Articles de revues scientifiques et techniques
Cette croissance exponentielle des publications est directement liée à la restructuration majeure qui a eu lieu suite à la promulgation de la Loi d’Orientation de 1996. En fait, un examen plus attentif de ces dynamiques, en particulier dans les domaines académiques bien établis tels que la chimie, montre sans aucun doute la relation de cause à effet entre la date de promulgation de cette législation et le développement des publications qui s’ensuivit.
Selon Thomson Reuters en 2011, le nombre de publications par million d’habitants fait de la Tunisie le premier pays en Afrique et la place également devant l’Arabie Saoudite.
Un grand nombre de ces publications ont été publiées à la suite de travaux de recherche en collaboration entre les chercheurs tunisiens et leurs principaux collègues à l’étranger.
Le Rapport sur la Recherche Globale en Afrique publié par Thomson Reuters en avril 2010, révèle que la Tunisie avait 32,6%, 2,8%, 2,7%, 2,5% et 2,1% de ses publications en collaboration avec la France, les Etats-Unis, l’Italie, l’Espagne et le Royaume-Uni, respectivement. Ces résultats sont analogues à ceux de l’Algérie, montrant des similitudes entre les pays voisins, mais remarquablement différents pour l’Égypte qui collabore non seulement avec les États-Unis et le Royaume-Uni, mais également avec l’Allemagne, le Japon et l’Arabie Saoudite. Il faut noter que ces statistiques changeront très certainement en faveur de la coopération Tunis-Allemande vu qu’un ambitieux programme bilatéral de coopération en recherche et innovation a été lancé pour la première fois dès le début de cette année.
Malheureusement, cette performance relative de la Tunisie est compensée par la modeste contribution des activités de R&D à l’économie tunisienne. Pour exemple, le rapport de la Banque africaine de développement, “Tunisie : Défis économiques et sociaux post-révolution“, a signalé que seulement 17 brevets internationaux ont été accordés par l’USPTO et l’OEB à la Tunisie entre 2001-2010 et 22 pour le Maroc.

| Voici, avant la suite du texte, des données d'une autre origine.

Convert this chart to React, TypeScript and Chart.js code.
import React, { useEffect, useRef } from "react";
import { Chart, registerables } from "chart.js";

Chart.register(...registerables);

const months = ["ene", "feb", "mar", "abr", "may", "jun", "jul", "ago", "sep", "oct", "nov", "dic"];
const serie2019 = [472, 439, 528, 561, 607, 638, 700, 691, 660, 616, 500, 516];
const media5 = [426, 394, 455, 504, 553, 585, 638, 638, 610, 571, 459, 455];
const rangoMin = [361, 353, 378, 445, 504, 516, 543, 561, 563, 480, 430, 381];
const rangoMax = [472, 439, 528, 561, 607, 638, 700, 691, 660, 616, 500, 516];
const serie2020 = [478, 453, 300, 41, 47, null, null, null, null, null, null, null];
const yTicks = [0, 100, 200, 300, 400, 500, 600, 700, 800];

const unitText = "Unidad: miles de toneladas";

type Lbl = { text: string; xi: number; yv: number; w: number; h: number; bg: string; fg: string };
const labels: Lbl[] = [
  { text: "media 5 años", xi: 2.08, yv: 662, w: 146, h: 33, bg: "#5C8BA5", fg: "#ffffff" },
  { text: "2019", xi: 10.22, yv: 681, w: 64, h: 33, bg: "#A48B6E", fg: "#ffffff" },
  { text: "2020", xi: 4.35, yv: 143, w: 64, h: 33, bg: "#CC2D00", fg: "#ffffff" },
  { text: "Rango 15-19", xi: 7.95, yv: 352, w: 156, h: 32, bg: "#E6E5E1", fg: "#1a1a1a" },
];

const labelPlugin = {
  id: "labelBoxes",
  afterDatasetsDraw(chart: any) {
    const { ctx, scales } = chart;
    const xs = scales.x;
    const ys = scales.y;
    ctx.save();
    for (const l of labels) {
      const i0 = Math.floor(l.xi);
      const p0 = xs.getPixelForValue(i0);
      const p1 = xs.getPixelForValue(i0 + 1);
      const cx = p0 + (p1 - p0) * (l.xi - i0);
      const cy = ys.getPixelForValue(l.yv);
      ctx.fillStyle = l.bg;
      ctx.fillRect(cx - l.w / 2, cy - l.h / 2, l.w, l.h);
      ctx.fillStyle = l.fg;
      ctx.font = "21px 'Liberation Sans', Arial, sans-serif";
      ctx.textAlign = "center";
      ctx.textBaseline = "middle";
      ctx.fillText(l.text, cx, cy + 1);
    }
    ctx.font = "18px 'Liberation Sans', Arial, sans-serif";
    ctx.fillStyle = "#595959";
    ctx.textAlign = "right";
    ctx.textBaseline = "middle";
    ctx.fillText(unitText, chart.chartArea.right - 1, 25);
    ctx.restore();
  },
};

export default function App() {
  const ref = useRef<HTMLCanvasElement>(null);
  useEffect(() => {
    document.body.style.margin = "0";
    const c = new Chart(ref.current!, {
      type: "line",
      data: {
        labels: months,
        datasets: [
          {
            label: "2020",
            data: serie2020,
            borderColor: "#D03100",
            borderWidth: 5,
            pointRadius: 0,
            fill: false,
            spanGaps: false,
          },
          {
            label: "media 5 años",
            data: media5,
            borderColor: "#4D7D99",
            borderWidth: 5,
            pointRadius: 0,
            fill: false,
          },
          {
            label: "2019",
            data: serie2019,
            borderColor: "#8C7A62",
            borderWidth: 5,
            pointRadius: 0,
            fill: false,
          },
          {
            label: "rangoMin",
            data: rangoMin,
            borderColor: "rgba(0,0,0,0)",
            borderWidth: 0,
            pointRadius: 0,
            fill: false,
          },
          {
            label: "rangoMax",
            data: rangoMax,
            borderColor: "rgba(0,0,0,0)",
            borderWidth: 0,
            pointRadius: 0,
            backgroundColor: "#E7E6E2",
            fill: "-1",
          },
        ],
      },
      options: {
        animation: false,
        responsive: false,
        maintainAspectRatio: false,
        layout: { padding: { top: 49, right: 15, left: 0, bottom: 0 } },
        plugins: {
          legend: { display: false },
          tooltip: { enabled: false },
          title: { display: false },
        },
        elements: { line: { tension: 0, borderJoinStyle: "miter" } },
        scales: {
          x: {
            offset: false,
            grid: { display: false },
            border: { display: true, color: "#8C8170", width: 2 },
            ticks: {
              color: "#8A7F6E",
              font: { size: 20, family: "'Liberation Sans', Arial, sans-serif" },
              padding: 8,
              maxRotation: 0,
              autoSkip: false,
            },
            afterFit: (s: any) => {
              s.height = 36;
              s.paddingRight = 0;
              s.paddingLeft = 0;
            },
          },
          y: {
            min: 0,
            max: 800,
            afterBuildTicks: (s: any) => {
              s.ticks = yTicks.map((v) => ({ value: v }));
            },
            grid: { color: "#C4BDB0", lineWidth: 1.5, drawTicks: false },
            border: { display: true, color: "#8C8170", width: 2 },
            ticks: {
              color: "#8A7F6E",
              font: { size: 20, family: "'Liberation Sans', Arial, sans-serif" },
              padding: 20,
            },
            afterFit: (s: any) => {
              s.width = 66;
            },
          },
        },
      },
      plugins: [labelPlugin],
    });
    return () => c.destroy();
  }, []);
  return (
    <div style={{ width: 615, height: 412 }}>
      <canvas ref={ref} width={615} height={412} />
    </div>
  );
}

Cette observation est corroborée par la faible performance en exportation de haute technologie. En effet, la Tunisie a exporté 4,9%, en 2010, alors que le Maroc a atteint les 7,7%. Ces résultats sont révélateurs d’une rupture dans le SNI tunisien, malgré l’évolution notable du nombre de chercheurs, des ingénieurs et des scientifiques, ainsi que des publications scientifiques et techniques. Il est évident que ces performances contrastées entre la Tunisie et le Maroc, malgré les différences notables en faveur de la Tunisie dans les indicateurs ci-dessus, est une indication des différences structurales, qui se sont produites en 1997, en aval, le long des chaînes respectives de l’innovation!
Exportations haute technologie (% exportations produits manufacturés)
Encore une fois, le rendement qui est loin d’être satisfaisant du système de l’innovation est clairement confirmé par l’Index Global de la compétitivité 2011-2012, où la Tunisie atteint juste un pauvre 3,6 en matière d’innovation et un 3,8 en préparation technologique; ce qui donne un score de 3,9 dans l’index de l’innovation et de la sophistication. En outre, de faibles dépenses en R&D en entreprise, avec un score de 3,4 ainsi qu’un faible indice de collaboration université-industrie en R&D de 3,7 expliquent la faible capacité de 3,4 pour l’innovation des PME tunisiennes.